* _What is being asked_:
Work through the entries below and report how many lines include "Give". The number alone is the answer.

* start Records provided *

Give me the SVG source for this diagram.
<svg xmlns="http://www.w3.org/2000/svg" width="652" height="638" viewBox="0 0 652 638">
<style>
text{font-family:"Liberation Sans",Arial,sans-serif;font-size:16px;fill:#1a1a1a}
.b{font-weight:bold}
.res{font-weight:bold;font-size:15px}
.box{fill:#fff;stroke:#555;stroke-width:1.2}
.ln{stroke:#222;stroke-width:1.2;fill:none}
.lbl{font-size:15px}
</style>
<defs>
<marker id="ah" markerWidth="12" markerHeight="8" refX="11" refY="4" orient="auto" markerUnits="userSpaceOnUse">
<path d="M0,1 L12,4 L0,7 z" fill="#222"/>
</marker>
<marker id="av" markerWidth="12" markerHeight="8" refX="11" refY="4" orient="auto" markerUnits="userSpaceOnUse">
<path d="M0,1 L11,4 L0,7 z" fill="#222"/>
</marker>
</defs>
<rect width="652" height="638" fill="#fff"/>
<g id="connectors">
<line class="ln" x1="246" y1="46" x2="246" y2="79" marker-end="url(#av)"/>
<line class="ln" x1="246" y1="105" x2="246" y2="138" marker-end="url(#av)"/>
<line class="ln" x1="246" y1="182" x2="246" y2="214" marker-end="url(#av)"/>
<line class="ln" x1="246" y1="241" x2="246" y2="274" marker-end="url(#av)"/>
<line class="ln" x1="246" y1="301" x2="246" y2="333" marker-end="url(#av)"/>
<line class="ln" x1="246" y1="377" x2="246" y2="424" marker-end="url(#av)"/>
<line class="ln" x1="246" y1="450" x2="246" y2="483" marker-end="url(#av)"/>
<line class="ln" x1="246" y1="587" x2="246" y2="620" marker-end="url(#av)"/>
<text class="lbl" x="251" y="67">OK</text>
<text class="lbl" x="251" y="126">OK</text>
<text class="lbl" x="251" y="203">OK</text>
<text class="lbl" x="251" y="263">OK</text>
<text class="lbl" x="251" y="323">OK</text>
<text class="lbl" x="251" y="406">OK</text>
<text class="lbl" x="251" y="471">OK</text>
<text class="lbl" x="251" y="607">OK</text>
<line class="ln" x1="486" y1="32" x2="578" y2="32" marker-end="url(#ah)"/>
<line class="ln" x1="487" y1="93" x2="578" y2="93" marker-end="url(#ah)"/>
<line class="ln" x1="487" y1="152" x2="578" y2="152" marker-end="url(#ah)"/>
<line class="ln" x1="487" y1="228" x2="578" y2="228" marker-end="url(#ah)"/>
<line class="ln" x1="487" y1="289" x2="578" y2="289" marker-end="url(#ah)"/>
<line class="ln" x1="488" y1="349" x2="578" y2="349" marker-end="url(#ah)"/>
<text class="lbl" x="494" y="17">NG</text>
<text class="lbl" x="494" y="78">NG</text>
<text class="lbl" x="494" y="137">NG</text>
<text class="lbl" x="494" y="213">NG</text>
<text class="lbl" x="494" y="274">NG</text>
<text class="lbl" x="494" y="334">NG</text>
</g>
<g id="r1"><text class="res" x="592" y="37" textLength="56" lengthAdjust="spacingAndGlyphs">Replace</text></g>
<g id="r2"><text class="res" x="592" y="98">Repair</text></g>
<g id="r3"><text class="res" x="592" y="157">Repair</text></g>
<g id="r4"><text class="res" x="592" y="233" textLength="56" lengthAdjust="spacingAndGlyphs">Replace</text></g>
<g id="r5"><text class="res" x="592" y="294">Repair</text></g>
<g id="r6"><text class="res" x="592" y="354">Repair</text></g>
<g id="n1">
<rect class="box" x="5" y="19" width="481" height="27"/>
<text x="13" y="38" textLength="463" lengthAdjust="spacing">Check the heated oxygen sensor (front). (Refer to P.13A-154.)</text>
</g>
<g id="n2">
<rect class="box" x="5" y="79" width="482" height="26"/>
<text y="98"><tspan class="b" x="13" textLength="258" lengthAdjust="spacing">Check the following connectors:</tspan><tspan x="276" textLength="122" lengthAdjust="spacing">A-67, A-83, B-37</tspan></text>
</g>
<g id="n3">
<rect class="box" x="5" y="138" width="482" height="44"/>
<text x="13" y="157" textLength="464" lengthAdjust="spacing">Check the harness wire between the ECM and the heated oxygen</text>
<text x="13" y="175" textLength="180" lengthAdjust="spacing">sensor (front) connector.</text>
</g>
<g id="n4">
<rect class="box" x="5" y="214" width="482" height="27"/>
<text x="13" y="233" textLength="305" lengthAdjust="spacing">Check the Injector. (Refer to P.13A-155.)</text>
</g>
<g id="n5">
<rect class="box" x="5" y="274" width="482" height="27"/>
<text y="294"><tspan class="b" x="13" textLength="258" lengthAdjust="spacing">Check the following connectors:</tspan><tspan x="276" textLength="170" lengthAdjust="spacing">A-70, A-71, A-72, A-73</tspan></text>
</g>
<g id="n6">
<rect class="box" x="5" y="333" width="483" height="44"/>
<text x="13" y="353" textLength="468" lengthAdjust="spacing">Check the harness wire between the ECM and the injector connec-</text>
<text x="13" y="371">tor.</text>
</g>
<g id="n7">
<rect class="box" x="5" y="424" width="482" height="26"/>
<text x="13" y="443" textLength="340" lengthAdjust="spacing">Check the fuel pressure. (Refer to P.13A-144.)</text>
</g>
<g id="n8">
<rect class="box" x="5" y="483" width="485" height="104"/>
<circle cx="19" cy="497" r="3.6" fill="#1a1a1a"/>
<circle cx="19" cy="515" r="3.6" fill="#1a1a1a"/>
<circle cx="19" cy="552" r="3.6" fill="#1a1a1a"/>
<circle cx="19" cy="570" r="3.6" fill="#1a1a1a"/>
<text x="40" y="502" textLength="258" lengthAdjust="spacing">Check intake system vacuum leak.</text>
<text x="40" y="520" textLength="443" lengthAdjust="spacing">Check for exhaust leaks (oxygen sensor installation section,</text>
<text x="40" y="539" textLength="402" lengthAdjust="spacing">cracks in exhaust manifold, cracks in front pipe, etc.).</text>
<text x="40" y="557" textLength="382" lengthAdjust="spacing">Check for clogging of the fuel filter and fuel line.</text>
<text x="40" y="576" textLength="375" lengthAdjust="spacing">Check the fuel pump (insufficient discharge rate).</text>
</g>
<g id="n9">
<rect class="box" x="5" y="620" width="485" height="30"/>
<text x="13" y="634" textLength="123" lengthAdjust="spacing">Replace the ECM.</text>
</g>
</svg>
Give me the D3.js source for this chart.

* end Records provided *
* start Records provided *

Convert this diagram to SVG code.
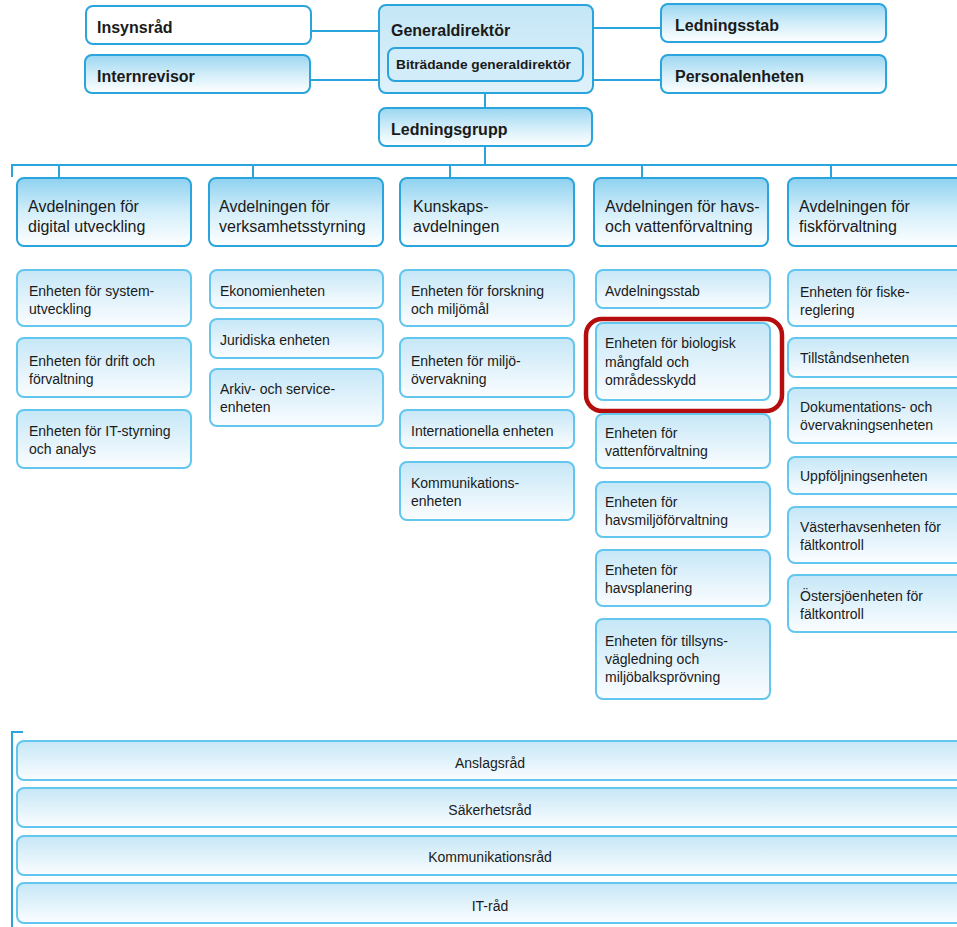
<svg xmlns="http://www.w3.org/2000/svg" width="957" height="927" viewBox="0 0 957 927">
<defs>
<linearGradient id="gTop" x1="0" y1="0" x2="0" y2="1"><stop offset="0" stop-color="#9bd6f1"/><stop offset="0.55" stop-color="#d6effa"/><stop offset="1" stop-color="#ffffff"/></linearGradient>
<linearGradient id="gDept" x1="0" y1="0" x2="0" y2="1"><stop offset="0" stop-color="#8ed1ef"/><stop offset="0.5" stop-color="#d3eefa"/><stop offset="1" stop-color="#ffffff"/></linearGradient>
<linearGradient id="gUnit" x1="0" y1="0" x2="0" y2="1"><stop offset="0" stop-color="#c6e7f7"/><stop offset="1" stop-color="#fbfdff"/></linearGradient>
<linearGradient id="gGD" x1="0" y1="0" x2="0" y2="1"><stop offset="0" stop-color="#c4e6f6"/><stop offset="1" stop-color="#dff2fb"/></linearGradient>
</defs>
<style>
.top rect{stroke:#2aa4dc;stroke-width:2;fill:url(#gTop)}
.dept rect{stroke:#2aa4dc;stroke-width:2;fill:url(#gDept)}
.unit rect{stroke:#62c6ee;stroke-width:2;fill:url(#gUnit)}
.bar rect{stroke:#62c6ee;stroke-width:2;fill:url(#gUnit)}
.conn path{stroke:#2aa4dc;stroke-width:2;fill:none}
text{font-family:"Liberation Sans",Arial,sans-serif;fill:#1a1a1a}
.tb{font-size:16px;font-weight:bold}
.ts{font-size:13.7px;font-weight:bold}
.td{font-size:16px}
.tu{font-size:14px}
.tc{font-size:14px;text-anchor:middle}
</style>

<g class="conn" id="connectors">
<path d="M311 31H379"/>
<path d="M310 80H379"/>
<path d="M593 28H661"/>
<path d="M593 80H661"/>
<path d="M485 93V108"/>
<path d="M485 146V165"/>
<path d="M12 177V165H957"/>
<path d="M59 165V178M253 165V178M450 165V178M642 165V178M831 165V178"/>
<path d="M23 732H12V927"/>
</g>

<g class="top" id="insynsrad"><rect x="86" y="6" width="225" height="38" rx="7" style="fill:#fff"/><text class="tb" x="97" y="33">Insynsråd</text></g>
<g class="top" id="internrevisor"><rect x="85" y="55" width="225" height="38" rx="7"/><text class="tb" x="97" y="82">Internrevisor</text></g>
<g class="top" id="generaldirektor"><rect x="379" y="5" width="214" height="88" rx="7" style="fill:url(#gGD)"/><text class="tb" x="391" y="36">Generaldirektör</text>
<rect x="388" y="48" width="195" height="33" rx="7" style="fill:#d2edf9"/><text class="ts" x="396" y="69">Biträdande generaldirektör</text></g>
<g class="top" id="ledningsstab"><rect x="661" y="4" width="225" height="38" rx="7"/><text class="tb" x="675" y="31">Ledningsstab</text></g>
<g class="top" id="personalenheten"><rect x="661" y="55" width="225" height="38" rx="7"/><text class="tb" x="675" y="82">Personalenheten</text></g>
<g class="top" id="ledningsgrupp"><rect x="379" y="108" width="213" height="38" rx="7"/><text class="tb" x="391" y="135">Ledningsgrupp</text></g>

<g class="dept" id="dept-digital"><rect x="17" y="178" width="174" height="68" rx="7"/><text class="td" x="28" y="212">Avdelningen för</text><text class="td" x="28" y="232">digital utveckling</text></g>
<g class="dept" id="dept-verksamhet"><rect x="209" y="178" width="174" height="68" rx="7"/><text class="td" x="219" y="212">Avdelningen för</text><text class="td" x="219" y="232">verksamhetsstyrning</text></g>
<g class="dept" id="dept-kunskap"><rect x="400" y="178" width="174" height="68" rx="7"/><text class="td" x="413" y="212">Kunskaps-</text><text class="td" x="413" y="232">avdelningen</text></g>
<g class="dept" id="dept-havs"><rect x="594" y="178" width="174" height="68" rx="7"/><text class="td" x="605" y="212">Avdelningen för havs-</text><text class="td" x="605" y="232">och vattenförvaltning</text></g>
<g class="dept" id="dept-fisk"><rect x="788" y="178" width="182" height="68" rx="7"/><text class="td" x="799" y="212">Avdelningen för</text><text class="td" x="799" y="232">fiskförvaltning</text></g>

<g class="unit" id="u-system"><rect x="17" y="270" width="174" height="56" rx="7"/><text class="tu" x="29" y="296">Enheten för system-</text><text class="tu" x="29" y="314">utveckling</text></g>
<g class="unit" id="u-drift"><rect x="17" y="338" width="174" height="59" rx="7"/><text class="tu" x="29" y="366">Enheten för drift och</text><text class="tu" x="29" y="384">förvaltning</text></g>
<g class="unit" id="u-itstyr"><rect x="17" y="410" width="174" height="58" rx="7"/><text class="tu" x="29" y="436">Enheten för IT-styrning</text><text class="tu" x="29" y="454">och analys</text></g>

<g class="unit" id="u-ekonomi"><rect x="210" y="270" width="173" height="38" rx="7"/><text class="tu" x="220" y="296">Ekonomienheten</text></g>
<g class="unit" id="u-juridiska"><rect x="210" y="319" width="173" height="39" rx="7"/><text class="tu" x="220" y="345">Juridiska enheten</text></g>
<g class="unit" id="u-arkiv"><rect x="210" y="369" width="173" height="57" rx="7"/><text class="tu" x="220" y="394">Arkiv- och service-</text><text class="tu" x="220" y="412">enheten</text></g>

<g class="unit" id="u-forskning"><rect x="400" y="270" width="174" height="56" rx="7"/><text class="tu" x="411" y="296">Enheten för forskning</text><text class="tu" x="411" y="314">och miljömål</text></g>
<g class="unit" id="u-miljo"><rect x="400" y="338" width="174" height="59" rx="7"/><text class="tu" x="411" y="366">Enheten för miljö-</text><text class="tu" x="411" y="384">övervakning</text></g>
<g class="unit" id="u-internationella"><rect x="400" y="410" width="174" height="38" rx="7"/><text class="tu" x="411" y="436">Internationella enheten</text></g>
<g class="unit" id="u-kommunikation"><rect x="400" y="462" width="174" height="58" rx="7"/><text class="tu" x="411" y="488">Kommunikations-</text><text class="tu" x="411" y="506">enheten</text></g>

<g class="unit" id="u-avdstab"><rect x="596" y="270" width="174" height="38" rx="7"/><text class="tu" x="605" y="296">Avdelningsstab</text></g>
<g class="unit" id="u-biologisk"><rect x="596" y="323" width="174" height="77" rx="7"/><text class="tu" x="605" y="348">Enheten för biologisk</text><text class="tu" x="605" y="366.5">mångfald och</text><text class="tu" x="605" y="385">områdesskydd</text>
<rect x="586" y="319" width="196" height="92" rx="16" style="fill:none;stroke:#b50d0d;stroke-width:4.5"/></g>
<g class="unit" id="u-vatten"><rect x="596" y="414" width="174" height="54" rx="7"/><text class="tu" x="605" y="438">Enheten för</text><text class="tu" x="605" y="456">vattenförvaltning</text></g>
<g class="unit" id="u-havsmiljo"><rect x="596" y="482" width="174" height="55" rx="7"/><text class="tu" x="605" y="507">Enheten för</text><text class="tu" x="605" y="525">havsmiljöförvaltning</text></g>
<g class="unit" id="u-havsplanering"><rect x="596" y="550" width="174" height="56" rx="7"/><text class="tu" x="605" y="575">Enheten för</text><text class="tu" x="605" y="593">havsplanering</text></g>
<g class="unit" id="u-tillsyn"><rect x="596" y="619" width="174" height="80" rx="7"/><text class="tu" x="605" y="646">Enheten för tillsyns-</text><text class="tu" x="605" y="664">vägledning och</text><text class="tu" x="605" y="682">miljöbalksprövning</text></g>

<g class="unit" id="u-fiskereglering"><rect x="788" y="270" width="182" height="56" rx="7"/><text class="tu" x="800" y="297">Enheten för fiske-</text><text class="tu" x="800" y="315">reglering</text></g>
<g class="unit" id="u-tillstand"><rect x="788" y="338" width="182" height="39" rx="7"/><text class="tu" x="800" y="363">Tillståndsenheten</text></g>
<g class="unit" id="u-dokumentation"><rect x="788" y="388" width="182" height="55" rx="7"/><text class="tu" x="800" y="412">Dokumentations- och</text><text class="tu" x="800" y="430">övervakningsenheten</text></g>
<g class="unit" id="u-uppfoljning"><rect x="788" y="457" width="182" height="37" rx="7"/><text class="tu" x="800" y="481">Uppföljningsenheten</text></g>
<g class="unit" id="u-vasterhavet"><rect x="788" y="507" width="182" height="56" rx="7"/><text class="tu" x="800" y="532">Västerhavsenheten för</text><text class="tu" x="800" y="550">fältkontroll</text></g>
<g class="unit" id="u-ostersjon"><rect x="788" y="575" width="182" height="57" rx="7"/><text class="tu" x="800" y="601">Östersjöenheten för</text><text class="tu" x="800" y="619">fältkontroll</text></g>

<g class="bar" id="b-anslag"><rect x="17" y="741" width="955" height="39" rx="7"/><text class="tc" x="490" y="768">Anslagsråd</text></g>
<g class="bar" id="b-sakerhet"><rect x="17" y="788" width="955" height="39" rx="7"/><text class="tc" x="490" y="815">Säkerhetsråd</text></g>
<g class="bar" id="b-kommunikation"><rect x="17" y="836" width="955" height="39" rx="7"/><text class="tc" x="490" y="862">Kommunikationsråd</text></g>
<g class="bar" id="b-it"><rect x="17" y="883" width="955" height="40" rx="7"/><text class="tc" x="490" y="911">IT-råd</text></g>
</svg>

* end Records provided *

* _Task response_:
2